- _Problem description_
Which lines hold the word "with"? Copy each of them from the material.

- _Available data_

.....

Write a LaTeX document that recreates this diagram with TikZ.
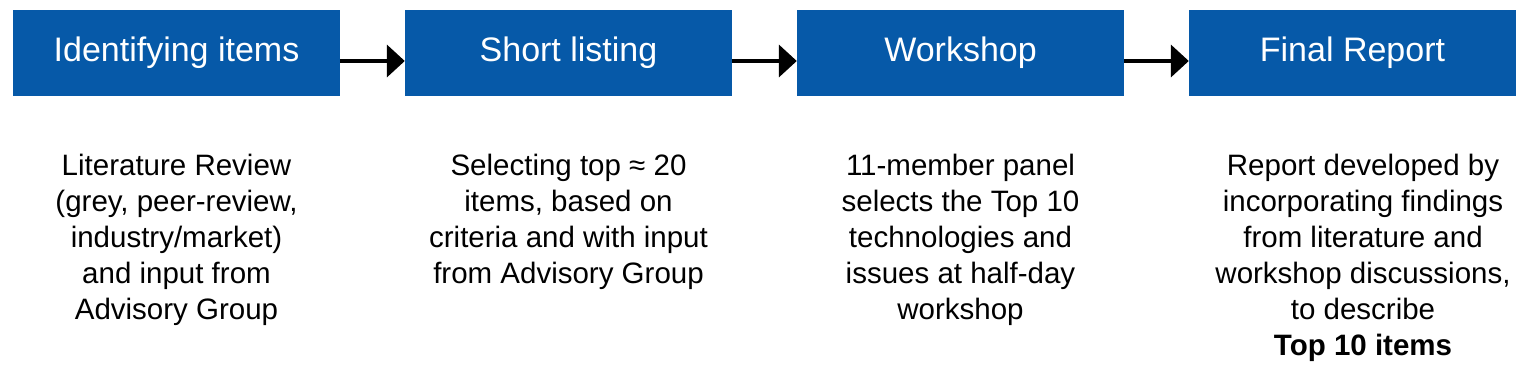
\documentclass[tikz,border=0pt]{standalone}
\usepackage{fontspec}
\setmainfont{Liberation Sans}
\usetikzlibrary{arrows.meta}
\definecolor{boxblue}{RGB}{6,89,168}
\tikzset{
  stepbox/.style={fill=boxblue, text=white, minimum width=327pt, minimum height=86pt,
    inner sep=0pt, font=\fontsize{34}{40}\selectfont},
  desc/.style={align=center, anchor=base, inner sep=0pt, text=black,
    font=\fontsize{29.5}{36}\selectfont},
  flow/.style={line width=4pt, -{Triangle[length=18pt,width=32pt]}}
}
\begin{document}
\begin{tikzpicture}[x=1pt,y=-1pt]
\useasboundingbox (0,0) rectangle (1530,390);
\node[stepbox] (b1) at (176.5,53) {\raisebox{-3pt}{Identifying items}};
\node[stepbox] (b2) at (568.5,53) {\raisebox{-3pt}{Short listing}};
\node[stepbox] (b3) at (960.5,53) {\raisebox{-3pt}{Workshop}};
\node[stepbox] (b4) at (1352.5,53) {\raisebox{-3pt}{Final Report}};
\draw[flow] ([yshift=-8pt]b1.east) -- ([yshift=-8pt]b2.west);
\draw[flow] ([yshift=-8pt]b2.east) -- ([yshift=-8pt]b3.west);
\draw[flow] ([yshift=-8pt]b3.east) -- ([yshift=-8pt]b4.west);
\node[desc] (t1) at (176.5,319) {Literature Review\\(grey, peer-review,\\industry/market)\\and input from\\Advisory Group};
\node[desc] (t2) at (568.5,283) {Selecting top ≈ 20\\items, based on\\criteria and with input\\from Advisory Group};
\node[desc] (t3) at (960.5,319) {11-member panel\\selects the Top 10\\technologies and\\issues at half-day\\workshop};
\node[desc] (t4) at (1363,355) {Report developed by\\incorporating findings\\from literature and\\workshop discussions,\\to describe\\\textbf{Top 10 items}};
\end{tikzpicture}
\end{document}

.....

- _The output_
Write a LaTeX document that recreates this diagram with TikZ.
\node[desc] (t2) at (568.5,283) {Selecting top ≈ 20\\items, based on\\criteria and with input\\from Advisory Group};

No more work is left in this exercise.